Les Dépêches de Brazzaville



Interview. Harvey Massamba : « Il faut former une nouvelle génération de jeunes au théâtre »


Les Dépêches du Bassin du Congo (L.D.B.C.) : Qu’en est-il, d’entrée de jeu, de ce projet sur lequel vous travaillez ?

Harvey Massamba (H.M.) : Je suis en train de recruter une nouvelle génération de jeunes que je vais former pendant trois ans au théâtre, à l’église Saint- Charles-Louanga. Dans ce cadre-là, j’ai le projet de création de l’école de théâtre à Brazzaville. Je viens d’être pris dans le projet sur les "Capitales africaines" ; cette série intitulée "Brazzaville" dont le tournage va démarrer incessamment. Je suis en train de préparer, avec Arthur V. Batoumeni, un spactacle qui est encore embryonnaire que je ne voudrais pas dévoiler ici. Mais les projets, il y en a. Cependant, je compte reprendre "La Gueule de rechange" pour Mantsina prochain. Je travaille également sur un projet de théâtre en langue congolaise.

L.D.B.C. : Sur quoi porte-t-il précisément ?

H.M. : Il y a un moment, je pense au fait que nous les Africains, nous sommes les rares peuples sinon le seul [peuple] au monde qui fait le théâtre dans une langue d’emprunt, c’est-à-dire qui n’est pas la nôtre. Je suis de plus en plus interpellé par ce fait.

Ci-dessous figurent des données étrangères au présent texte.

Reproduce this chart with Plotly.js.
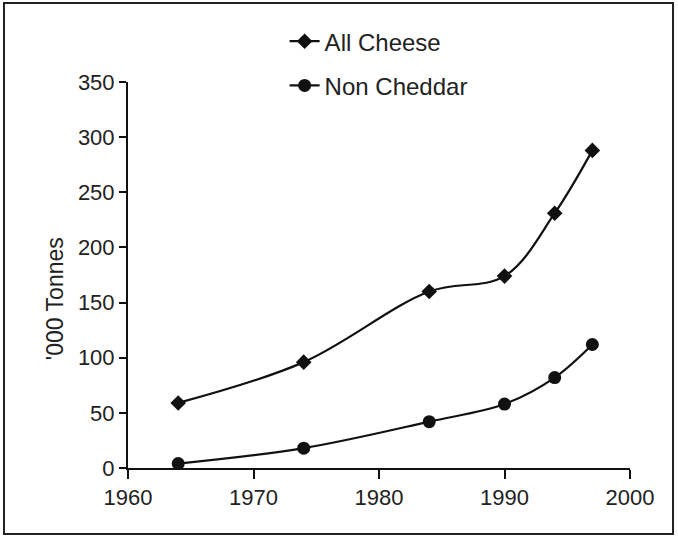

J’ai donc envie de commencer à monter des spectacles en l’une des langues congolaises. Et le premier projet que j’ai vraiment en vue, je compte mettre en scène un texte de Sony Labou Tansi dans sa langue, kongo. La langue dans laquelle il réfléchissait. Il écrivait en français, c’est vrai, mais il écrivait en kongo. Ça se lit dans ses écritures, toute la trame, toute la fougue. Au fait toute la substance de Sony est en cette langue-là. J’ai alors envie de regarder un peu ce que ça ferait de ramener Sony dans sa langue maternelle. C’est un projet qui est en vue et je pense que courant 2020, il verra le jour.

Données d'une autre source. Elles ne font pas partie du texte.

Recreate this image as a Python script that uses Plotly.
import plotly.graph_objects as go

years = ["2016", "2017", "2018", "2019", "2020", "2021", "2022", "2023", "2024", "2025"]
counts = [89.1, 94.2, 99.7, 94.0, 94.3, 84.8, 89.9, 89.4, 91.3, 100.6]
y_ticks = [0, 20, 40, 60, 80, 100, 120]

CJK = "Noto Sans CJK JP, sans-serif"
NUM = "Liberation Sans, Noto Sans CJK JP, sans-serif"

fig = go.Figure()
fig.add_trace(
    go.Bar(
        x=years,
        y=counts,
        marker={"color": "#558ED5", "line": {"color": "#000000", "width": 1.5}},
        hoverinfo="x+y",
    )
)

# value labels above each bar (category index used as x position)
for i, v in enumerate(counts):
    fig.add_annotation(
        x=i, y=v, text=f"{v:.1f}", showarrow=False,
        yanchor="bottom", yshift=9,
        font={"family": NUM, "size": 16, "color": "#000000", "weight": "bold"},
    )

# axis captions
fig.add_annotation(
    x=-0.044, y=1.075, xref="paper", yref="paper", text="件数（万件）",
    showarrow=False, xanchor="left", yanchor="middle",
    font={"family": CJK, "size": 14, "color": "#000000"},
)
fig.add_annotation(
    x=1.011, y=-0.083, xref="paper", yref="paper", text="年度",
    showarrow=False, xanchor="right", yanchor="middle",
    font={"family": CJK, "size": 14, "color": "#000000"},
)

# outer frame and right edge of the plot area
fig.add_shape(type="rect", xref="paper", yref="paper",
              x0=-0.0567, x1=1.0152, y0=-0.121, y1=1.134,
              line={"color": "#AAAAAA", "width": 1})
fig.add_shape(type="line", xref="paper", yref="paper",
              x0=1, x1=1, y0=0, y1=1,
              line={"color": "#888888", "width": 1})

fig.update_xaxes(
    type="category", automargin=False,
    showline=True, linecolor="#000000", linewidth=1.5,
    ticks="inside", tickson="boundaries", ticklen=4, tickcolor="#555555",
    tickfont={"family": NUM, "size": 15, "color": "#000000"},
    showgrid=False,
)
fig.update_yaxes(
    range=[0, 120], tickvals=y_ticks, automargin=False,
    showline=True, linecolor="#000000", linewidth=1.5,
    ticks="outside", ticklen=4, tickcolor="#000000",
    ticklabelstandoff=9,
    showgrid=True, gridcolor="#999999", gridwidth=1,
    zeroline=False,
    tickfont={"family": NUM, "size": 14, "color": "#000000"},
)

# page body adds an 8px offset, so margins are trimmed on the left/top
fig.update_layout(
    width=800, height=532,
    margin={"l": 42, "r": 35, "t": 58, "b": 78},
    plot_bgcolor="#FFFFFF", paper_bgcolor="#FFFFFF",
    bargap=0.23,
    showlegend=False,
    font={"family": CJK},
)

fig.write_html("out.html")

L.D.B.C : Que représente alors le théâtre pour vous ?

H.M. : Je ne fais que ça. Déjà, je ne fais que du théâtre, je ne vis que de ça ou je meurs de faim du théâtre (...)  J’ai arrêté mes études pour faire du théâtre et depuis 1995, je ne fais que ça, je ne vis que de ça. Si j’ai visité beaucoup de pays, c’est grâce au théâtre.

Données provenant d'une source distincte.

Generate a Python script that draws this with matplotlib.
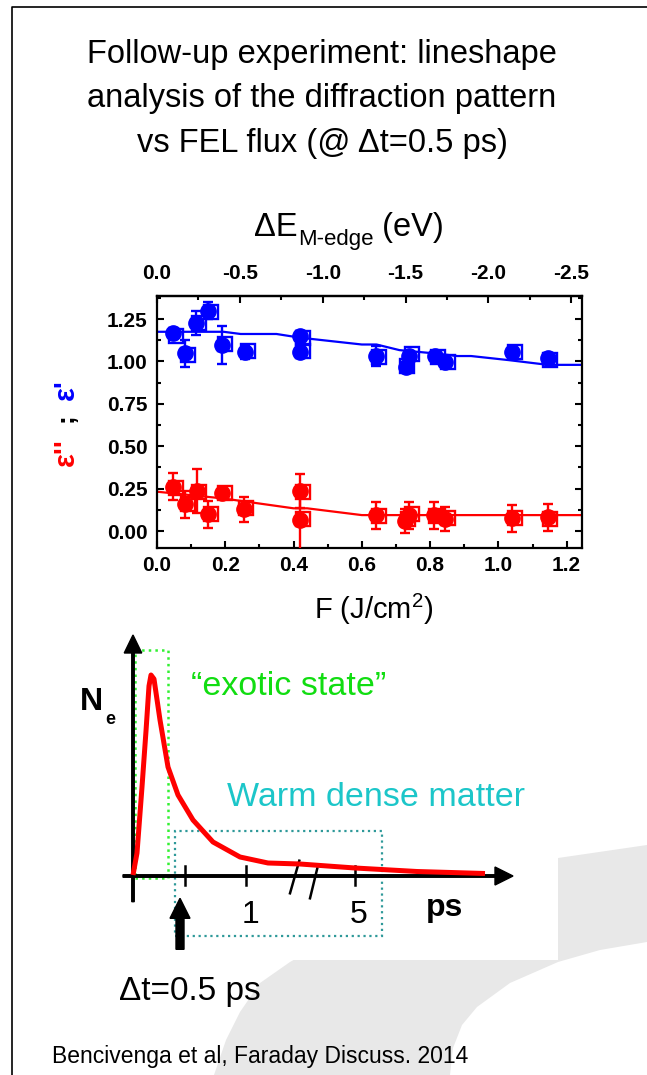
import matplotlib
matplotlib.use('Agg')
import matplotlib.pyplot as plt
from matplotlib.patches import Rectangle, Polygon, FancyArrow
from matplotlib.ticker import MultipleLocator

plt.rcParams['font.family'] = ['Liberation Sans', 'DejaVu Sans']
plt.rcParams['axes.unicode_minus'] = False
plt.rcParams['mathtext.fontset'] = 'custom'
plt.rcParams['mathtext.rm'] = 'Liberation Sans'

# ---- measured data: eps' (blue) and eps'' (red) vs FEL fluence F (J/cm^2)
F_blue = [0.048, 0.082, 0.114, 0.150, 0.189, 0.258, 0.420, 0.420, 0.643, 0.729, 0.738, 0.814, 0.843, 1.041, 1.145]
eps1 = [1.165, 1.048, 1.228, 1.300, 1.097, 1.054, 1.150, 1.057, 1.032, 0.965, 1.032, 1.032, 0.995, 1.057, 1.018]
eps1_err = [0.03, 0.08, 0.07, 0.05, 0.11, 0.04, 0.03, 0.03, 0.06, 0.03, 0.03, 0.03, 0.02, 0.03, 0.03]
F_blue_sq = [0.056, 0.090, 0.122, 0.158, 0.200, 0.266, 0.428, 0.428, 0.651, 0.733, 0.748, 0.822, 0.851, 1.049, 1.151]
eps1_sq = [1.150, 1.040, 1.225, 1.290, 1.102, 1.060, 1.140, 1.060, 1.025, 0.975, 1.045, 1.025, 0.995, 1.055, 1.010]

F_red = [0.048, 0.082, 0.116, 0.150, 0.189, 0.256, 0.420, 0.420, 0.643, 0.727, 0.738, 0.810, 0.843, 1.041, 1.145]
eps2 = [0.261, 0.159, 0.238, 0.098, 0.226, 0.128, 0.238, 0.065, 0.094, 0.060, 0.094, 0.094, 0.069, 0.075, 0.080]
eps2_err = [0.08, 0.08, 0.13, 0.08, 0.02, 0.075, 0.10, 0.20, 0.08, 0.07, 0.08, 0.08, 0.07, 0.08, 0.08]
F_red_sq = [0.056, 0.090, 0.124, 0.158, 0.198, 0.262, 0.428, 0.428, 0.651, 0.735, 0.746, 0.818, 0.851, 1.049, 1.151]
eps2_sq = [0.255, 0.160, 0.230, 0.100, 0.225, 0.135, 0.230, 0.070, 0.090, 0.070, 0.098, 0.090, 0.075, 0.078, 0.072]

# model curves
fit_F_blue = [0.0, 0.195, 0.245, 0.35, 0.42, 0.60, 0.643, 0.71, 0.81, 0.88, 0.92, 1.03, 1.145, 1.25]
fit_blue = [1.175, 1.175, 1.162, 1.162, 1.14, 1.10, 1.10, 1.067, 1.048, 1.032, 1.032, 1.008, 0.98, 0.98]
fit_F_red = [0.0, 0.195, 0.40, 0.44, 0.60, 1.25]
fit_red = [0.232, 0.192, 0.134, 0.134, 0.094, 0.094]

F_ticks = [0.0, 0.2, 0.4, 0.6, 0.8, 1.0, 1.2]
F_labels = ['0.0', '0.2', '0.4', '0.6', '0.8', '1.0', '1.2']
eps_ticks = [0.0, 0.25, 0.5, 0.75, 1.0, 1.25]
eps_labels = ['0.00', '0.25', '0.50', '0.75', '1.00', '1.25']
dE_ticks = [0.0, -0.5, -1.0, -1.5, -2.0, -2.5]
dE_labels = ['0.0', '-0.5', '-1.0', '-1.5', '-2.0', '-2.5']
eV_per_F = 2.06

# ---- schematic: N_e vs time (arbitrary units, broken time axis)
ne_t = [0.00, 0.04, 0.09, 0.13, 0.16, 0.18, 0.21, 0.27, 0.35, 0.45, 0.60, 0.80, 1.07, 1.35, 1.67, 2.22, 2.84, 3.52]
ne_n = [0.01, 0.23, 0.89, 1.45, 1.90, 2.01, 1.97, 1.56, 1.09, 0.81, 0.56, 0.34, 0.19, 0.13, 0.12, 0.08, 0.045, 0.025]
sch_ticks = [0.52, 1.13, 2.22]
sch_labels = {1.13: '1', 2.22: '5'}

# background swoosh outline (pixels)
swoosh_outer = [(214, 1075), (226, 1040), (240, 1012), (260, 983), (290, 962), (350, 928), (420, 897),
                (490, 874), (558, 858), (647, 845)]
swoosh_inner = [(647, 942), (600, 950), (558, 962), (510, 983), (477, 1007), (462, 1025), (453, 1048), (450, 1075)]

W, H = 647, 1075
fig = plt.figure(figsize=(W / 100, H / 100), dpi=100)


def box(x0, y0, x1, y1):
    return [x0 / W, 1 - y1 / H, (x1 - x0) / W, (y1 - y0) / H]


bg = fig.add_axes([0, 0, 1, 1], zorder=0)
bg.set_xlim(0, W)
bg.set_ylim(H, 0)
bg.axis('off')
bg.add_patch(Polygon(swoosh_outer + swoosh_inner, closed=True, facecolor='#e8e8e8', edgecolor='none'))
bg.add_patch(Rectangle((0, 0), 558, 960, facecolor='white', edgecolor='none'))
bg.plot([11.5, 11.5, W], [H, 7, 7], color='black', lw=1.2)

bg.text(322, 99, 'Follow-up experiment: lineshape\nanalysis of the diffraction pattern\nvs FEL flux (@ \u0394t=0.5 ps)',
        ha='center', va='center', fontsize=23.5, linespacing=1.55)
bg.text(52, 1057, 'Bencivenga et al, Faraday Discuss. 2014', ha='left', va='center', fontsize=16.5)

# top axis label built from pieces (subscript with a real hyphen)
r = fig.canvas.get_renderer()
parts = [bg.text(0, 236, '\u0394E', fontsize=23.5, va='baseline'),
         bg.text(0, 245, 'M-edge', fontsize=16, va='baseline'),
         bg.text(0, 236, ' (eV)', fontsize=23.5, va='baseline')]
widths = [p.get_window_extent(r).width for p in parts]
x = 349 - sum(widths) / 2
for p, w in zip(parts, widths):
    p.set_x(x)
    x += w

# y label: eps'' ; eps'
bg.text(66, 452, "\u03b5''", color='red', fontsize=21, fontweight='bold', rotation=90, ha='center', va='center')
bg.text(66, 418, ';', color='black', fontsize=19, fontweight='bold', rotation=90, ha='center', va='center')
bg.text(66, 390, "\u03b5'", color='blue', fontsize=21, fontweight='bold', rotation=90, ha='center', va='center')

bg.text(374, 609, 'F (J/cm$^2$)', ha='center', va='center', fontsize=21)

bg.text(91.7, 702, 'N', fontsize=23, fontweight='bold', ha='center', va='center')
bg.text(110, 719, 'e', fontsize=13, fontweight='bold', ha='center', va='center')

# ---- main data panel
ax = fig.add_axes(box(157, 296, 582, 548), zorder=2)
ax.set_facecolor('none')
ax.plot(fit_F_blue, fit_blue, color='#0000ff', lw=1.6, zorder=2)
ax.plot(fit_F_red, fit_red, color='#ff0000', lw=1.6, zorder=2)
ax.plot(F_blue_sq, eps1_sq, 's', mfc='none', mec='#0000ff', ms=10, mew=1.7, zorder=3)
ax.plot(F_red_sq, eps2_sq, 's', mfc='none', mec='#ff0000', ms=10, mew=1.7, zorder=3)
ax.errorbar(F_blue, eps1, yerr=eps1_err, fmt='o', color='#0000ff', ms=11, elinewidth=1.7,
            capsize=3.5, capthick=1.7, zorder=4)
ax.errorbar(F_red, eps2, yerr=eps2_err, fmt='o', color='#ff0000', ms=11, elinewidth=1.7,
            capsize=3.5, capthick=1.7, zorder=4)
ax.set_xlim(0, 1.245)
ax.set_ylim(-0.1, 1.386)
ax.set_xticks(F_ticks, labels=F_labels, fontweight='bold', fontsize=15)
ax.set_yticks(eps_ticks, labels=eps_labels, fontweight='bold', fontsize=15)
ax.xaxis.set_minor_locator(MultipleLocator(0.1))
ax.yaxis.set_minor_locator(MultipleLocator(0.125))
ax.tick_params(which='both', direction='in', width=1.5, top=False, right=True)
ax.tick_params(which='major', length=5)
ax.tick_params(which='minor', length=3)
ax.tick_params(axis='x', pad=6)
ax.tick_params(axis='y', pad=7)
for s in ax.spines.values():
    s.set_linewidth(1.6)

sec = ax.secondary_xaxis('top', functions=(lambda f: -eV_per_F * f, lambda e: -e / eV_per_F))
sec.set_xticks(dE_ticks, labels=dE_labels, fontweight='bold', fontsize=15)
sec.xaxis.set_minor_locator(MultipleLocator(0.25))
sec.tick_params(which='both', direction='in', width=1.5, pad=9)
sec.tick_params(which='major', length=5)
sec.tick_params(which='minor', length=3)
sec.spines['top'].set_linewidth(1.6)

# ---- schematic panel (100 px per unit, origin at the axes crossing)
sx = fig.add_axes(box(50, 620, 600, 1010), zorder=1)
sx.set_xlim(-0.83, 4.67)
sx.set_ylim(-1.34, 2.56)
sx.axis('off')
sx.add_patch(Rectangle((0.02, -0.02), 0.333, 2.28, fill=False, ls=':', lw=1.8, edgecolor='#33f033'))
sx.add_patch(Rectangle((0.42, -0.60), 2.067, 1.053, fill=False, ls=':', lw=1.6, edgecolor='#2e9999'))
sx.add_patch(FancyArrow(0, -0.257, 0, 2.667, width=0.025, head_width=0.175, head_length=0.18,
                        length_includes_head=True, color='black'))
sx.add_patch(FancyArrow(-0.10, 0, 3.90, 0, width=0.025, head_width=0.18, head_length=0.18,
                        length_includes_head=True, color='black'))
for t in sch_ticks:
    sx.plot([t, t], [-0.09, 0.10], color='black', lw=1.8)
    if t in sch_labels:
        sx.text(t + 0.04, -0.39, sch_labels[t], fontsize=23, ha='center', va='center')
sx.plot([1.663, 1.57], [0.153, -0.173], color='black', lw=1.8)
sx.plot([1.843, 1.77], [0.077, -0.223], color='black', lw=1.8)
sx.plot(ne_t, ne_n, color='#ff0000', lw=3.6, solid_capstyle='butt', solid_joinstyle='round', zorder=5)
sx.add_patch(FancyArrow(0.47, -0.733, 0, 0.51, width=0.08, head_width=0.20, head_length=0.20,
                        length_includes_head=True, color='black'))
sx.text(3.12, -0.32, 'ps', fontsize=23, fontweight='bold', ha='center', va='center')
sx.text(1.56, 1.893, '\u201cexotic state\u201d', color='#11dd11', fontsize=24.5, ha='center', va='center')
sx.text(2.43, 0.78, 'Warm dense matter', color='#1cc6c9', fontsize=24.5, ha='center', va='center')
sx.text(0.573, -1.157, '\u0394t=0.5 ps', fontsize=24, ha='center', va='center')

fig.savefig('out.png', dpi=100)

L.D.B.C. : Sony Labou Tansi est l’une des icônes du monde culturel au Congo, en France et partout ailleurs. Qui est-il pour vous ?

H.M. : Je dirai que Sony est l’un des plus grands penseurs de notre temps. Parce qu’au-delà de son écriture romanesque ou théâtrale, il est un penseur. C’est un philosophe, un éclaireur. Il y a des choses qu’il a écrites dans ses bouquins, il y a trente à quarante ans, qui étaient presque prémonitoires car elles se réalisent aujourd’hui. Quand vous parcourez cette écriture, vous vous rendez-compte qu’il y a des choses en vous qui s’installent ; des choses de la vie de tous les jours que vous comprenez mieux sur lesquelles vous avez une autre vue, une autre vision, une autre pratique. Pour moi, Sony Labou Tansi c’est un prophète.

L.D.B.C : Pour terminer…

H.M. : Le projet de formation que j’ai ici à Saint-Charles-Louanga s’inscrit dans le festival Mantsina sur scène qui est un festival international de théâtre à Brazzaville, au Congo. Et dans ce cadre-là, j’anime des formations pour les jeunes. Ce sont des formations de trois ans qui sont tout un processus qui peut être académique.  Puisque j’ai un projet de création d’une école de théâtre, ce sont des modules que je teste avec des enfants. Et ces jeunes qui veulent faire du théâtre, je les prends pendant trois ans. La première année, on travaille sur le théâtre antique, pour comprendre l’origine du théâtre ; en deuxième année on fait l’époque classique. On va donc visiter les Molière, Shakespear… et la troisième année, nous clôturons par le théâtre contemporain.